start
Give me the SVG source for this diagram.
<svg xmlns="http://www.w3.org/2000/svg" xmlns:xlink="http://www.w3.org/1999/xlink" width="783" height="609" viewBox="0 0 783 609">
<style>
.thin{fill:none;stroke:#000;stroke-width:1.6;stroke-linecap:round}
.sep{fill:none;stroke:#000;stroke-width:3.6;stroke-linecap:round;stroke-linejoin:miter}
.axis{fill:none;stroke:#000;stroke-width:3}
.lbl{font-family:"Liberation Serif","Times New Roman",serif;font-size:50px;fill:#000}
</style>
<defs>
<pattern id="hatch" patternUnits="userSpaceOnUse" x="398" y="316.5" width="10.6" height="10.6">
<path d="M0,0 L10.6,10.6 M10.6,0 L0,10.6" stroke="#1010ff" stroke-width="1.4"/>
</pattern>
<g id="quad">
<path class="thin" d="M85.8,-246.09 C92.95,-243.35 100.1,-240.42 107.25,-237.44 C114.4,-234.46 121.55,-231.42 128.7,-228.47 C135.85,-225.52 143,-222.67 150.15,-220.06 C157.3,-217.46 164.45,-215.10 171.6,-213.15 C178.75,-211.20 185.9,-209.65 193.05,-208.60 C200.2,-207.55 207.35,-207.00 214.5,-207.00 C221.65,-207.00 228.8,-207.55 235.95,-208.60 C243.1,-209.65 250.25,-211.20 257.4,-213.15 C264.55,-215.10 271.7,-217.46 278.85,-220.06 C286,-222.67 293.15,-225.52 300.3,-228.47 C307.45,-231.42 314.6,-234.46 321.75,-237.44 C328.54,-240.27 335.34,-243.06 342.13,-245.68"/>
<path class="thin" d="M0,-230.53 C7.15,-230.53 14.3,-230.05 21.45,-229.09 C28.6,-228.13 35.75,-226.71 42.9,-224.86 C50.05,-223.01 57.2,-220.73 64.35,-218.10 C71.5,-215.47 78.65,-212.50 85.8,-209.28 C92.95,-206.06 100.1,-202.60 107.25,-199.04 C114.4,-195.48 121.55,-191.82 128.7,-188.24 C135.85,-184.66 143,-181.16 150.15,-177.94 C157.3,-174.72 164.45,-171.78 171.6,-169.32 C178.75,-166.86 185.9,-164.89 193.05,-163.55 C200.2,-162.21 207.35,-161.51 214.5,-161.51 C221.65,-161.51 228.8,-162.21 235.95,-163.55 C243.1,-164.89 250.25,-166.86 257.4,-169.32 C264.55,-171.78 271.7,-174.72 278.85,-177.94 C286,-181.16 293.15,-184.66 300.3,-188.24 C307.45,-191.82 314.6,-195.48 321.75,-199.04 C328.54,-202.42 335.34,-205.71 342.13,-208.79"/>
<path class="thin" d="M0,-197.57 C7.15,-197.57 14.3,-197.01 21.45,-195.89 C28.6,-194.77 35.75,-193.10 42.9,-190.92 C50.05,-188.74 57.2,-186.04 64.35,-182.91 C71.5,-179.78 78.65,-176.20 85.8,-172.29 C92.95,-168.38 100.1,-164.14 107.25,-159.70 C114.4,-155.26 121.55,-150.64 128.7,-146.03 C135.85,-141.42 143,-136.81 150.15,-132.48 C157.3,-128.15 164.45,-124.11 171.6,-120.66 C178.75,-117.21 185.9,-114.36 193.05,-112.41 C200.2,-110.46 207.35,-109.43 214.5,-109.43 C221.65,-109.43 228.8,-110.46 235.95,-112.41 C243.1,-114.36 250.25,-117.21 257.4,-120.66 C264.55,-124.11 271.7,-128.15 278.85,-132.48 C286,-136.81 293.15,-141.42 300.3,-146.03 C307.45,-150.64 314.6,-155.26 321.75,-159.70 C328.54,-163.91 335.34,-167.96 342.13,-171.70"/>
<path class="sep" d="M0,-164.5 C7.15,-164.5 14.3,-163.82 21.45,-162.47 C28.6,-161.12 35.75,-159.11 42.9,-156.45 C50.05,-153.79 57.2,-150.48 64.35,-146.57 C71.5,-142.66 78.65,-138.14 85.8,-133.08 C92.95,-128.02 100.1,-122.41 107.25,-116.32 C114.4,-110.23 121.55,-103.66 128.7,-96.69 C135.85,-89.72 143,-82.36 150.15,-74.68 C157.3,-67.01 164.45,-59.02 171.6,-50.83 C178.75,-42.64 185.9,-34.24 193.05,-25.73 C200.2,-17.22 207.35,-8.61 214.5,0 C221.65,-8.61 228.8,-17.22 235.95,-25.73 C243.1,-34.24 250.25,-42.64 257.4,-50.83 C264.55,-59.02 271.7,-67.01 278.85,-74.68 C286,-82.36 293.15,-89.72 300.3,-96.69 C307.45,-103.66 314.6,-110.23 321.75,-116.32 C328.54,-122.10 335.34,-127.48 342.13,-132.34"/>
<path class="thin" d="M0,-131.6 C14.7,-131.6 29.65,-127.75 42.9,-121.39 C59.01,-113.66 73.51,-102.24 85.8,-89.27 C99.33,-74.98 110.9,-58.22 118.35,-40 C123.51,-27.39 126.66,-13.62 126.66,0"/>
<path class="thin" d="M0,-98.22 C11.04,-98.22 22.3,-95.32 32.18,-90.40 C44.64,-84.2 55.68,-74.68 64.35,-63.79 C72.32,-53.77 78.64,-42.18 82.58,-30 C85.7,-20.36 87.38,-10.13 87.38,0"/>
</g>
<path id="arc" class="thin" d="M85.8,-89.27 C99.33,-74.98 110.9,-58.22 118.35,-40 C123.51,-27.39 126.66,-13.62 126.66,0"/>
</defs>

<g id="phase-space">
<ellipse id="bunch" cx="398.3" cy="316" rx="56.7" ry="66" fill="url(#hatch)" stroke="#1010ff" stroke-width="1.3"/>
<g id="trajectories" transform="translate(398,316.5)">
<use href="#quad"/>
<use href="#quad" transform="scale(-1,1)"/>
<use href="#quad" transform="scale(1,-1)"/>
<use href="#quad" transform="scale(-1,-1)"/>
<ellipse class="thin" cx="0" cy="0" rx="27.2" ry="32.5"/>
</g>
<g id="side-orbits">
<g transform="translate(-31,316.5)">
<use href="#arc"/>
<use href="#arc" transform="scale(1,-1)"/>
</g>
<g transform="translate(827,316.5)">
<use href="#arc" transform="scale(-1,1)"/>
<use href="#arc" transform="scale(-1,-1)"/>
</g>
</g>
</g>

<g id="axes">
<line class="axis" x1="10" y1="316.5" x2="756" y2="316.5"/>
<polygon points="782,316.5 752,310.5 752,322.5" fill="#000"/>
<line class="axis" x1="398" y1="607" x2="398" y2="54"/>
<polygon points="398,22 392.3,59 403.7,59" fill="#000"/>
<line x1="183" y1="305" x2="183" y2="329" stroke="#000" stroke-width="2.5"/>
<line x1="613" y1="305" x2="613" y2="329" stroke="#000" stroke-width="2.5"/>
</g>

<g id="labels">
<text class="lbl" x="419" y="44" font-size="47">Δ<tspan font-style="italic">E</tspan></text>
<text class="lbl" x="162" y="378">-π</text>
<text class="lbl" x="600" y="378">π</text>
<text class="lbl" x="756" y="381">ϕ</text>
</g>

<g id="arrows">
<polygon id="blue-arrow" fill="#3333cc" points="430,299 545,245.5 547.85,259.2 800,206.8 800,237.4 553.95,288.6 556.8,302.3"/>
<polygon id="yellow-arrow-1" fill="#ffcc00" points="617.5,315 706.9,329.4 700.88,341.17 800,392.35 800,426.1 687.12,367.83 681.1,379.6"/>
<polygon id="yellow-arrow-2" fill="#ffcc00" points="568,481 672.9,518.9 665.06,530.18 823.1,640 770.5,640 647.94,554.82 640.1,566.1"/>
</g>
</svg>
end
start
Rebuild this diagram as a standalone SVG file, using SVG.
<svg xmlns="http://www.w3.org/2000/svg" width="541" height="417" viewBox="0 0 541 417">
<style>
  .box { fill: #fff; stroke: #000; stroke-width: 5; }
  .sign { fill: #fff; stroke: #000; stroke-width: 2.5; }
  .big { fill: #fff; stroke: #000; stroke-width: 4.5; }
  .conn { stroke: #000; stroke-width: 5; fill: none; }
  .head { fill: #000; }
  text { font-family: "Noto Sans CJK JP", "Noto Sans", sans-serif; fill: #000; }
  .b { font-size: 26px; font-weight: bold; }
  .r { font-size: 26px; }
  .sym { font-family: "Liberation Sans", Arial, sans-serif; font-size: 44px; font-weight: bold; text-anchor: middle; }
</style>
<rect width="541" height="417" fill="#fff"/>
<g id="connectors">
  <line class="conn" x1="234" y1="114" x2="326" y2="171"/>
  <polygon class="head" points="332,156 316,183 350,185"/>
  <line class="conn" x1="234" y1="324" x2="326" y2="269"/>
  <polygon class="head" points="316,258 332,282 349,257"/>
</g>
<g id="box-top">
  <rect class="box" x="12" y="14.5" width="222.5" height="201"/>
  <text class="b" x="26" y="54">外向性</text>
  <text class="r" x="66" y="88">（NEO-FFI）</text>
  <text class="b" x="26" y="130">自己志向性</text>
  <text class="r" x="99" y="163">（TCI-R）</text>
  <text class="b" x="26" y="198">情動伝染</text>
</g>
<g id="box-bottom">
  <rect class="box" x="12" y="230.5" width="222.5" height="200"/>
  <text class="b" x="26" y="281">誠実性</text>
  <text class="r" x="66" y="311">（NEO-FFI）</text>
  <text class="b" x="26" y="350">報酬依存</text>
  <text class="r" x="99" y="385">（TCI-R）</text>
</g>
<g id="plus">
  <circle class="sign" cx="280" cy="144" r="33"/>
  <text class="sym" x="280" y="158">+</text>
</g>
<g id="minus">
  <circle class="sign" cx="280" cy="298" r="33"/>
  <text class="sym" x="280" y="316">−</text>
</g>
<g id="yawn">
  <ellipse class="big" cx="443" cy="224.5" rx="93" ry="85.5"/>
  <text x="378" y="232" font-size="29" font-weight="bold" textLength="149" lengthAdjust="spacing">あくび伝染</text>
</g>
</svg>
end
- [WHAT YOU WILL DO]: Return only the count of lines in the records that hold the word "this".

- [EXERCISE RESULT]: 2